Parallelism

Parallelism in the context of computing, and specifically in stream processing systems like RisingWave, refers to the ability of the system to execute multiple tasks or parts of a single task concurrently. This is a fundamental technique for achieving high performance, scalability, and efficient resource utilization, especially when dealing with large volumes of data or computationally intensive workloads.

Core Concepts

• Concurrency vs. Parallelism:
  • Concurrency is about dealing with many things at once (managing multiple tasks, potentially by interleaving their execution on a single CPU core).
  • Parallelism is about doing many things at once (simultaneously executing multiple tasks or parts of tasks, typically using multiple CPU cores or multiple machines). Parallelism is a way to achieve concurrency.
• Task Parallelism: Different independent tasks are executed simultaneously.
• Data Parallelism: The same task is executed simultaneously on different subsets of a larger dataset. This is highly relevant in stream processing.

Parallelism in Stream Processing

Stream processing systems leverage parallelism extensively to handle continuous, high-velocity data streams:

1. Pipeline Parallelism (Inter-Operator Parallelism):

   • Different stages (operators) of a streaming pipeline (dataflow graph) run concurrently. For example, a source operator can be ingesting new data while a subsequent filter operator processes previously ingested data, and a further downstream aggregation operator updates its results.
   • Data flows between these concurrent operators, often through intermediate buffers or queues.

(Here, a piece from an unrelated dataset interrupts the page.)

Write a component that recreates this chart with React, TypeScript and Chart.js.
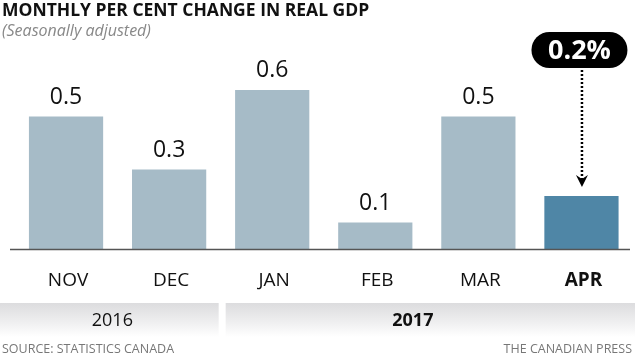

2. Data Parallelism (Intra-Operator Parallelism):

   • A single operator (e.g., filter, map, aggregate) can be parallelized by creating multiple instances of that operator, each processing a distinct partition of the incoming data stream.
   • Partitioning: Input data streams are divided (partitioned) based on a key (e.g., user ID, sensor ID). Each parallel instance of an operator processes one or more partitions. This ensures that related data (e.g., all events for a specific user) are processed by the same operator instance, which is crucial for stateful operations like aggregations or joins.
   • The number of parallel instances for an operator is often referred to as its degree of parallelism or parallelism factor.

3. Distributed Execution:

   • Parallelism is often achieved by distributing the processing across multiple machines (nodes) in a cluster. Each node can run one or more parallel operator instances.
   • Stream processing engines manage the deployment, communication, and coordination of these distributed parallel tasks.

Benefits of Parallelism in Streaming

• Scalability: Allows the system to handle increasing data volumes and processing loads by adding more resources (CPU cores, nodes).
• High Throughput: Enables processing a larger number of events per unit of time.
• Low Latency: Can reduce processing latency by dividing work and processing it simultaneously, though network communication in distributed systems can also introduce latency.
• Efficient Resource Utilization: Makes better use of multi-core processors and distributed cluster environments.

Parallelism in RisingWave

RisingWave is architected to exploit parallelism for high performance and scalability:

• Dataflow Graph Execution: SQL queries are compiled into a dataflow graph of streaming operators.
• Automatic Parallelization: RisingWave attempts to parallelize these operators automatically. The degree of parallelism for different parts of the dataflow can be influenced by cluster configuration and the nature of the query.
• Compute Nodes: RisingWave's Compute Nodes are responsible for executing the parallel tasks of the dataflow graph. A RisingWave cluster can scale out by adding more Compute Nodes.
• Actors Model: Internally, RisingWave often uses an actor-based model, where individual operators or parallel instances of operators can be implemented as lightweight, concurrent actors.
• Data Shuffling/Exchange: When data needs to be repartitioned between parallel operator instances (e.g., for a GROUP BY operation on a different key), RisingWave manages the data shuffling across the network efficiently.

Considerations

• Partitioning Skew: If data is not partitioned evenly, some parallel instances may become bottlenecks, limiting overall performance.
• State Management: In stateful stream processing, managing distributed state across parallel operator instances requires careful design (e.g., consistent hashing, state replication, or distributed state stores). RisingWave's Hummock state store is designed for this.
• Communication Overhead: In distributed parallelism, the cost of network communication between tasks can become significant.
• Complexity: Designing, debugging, and optimizing parallel streaming applications can be more complex than sequential ones.

By effectively leveraging parallelism, stream processing systems like RisingWave can provide the performance and scalability needed for demanding real-time data applications.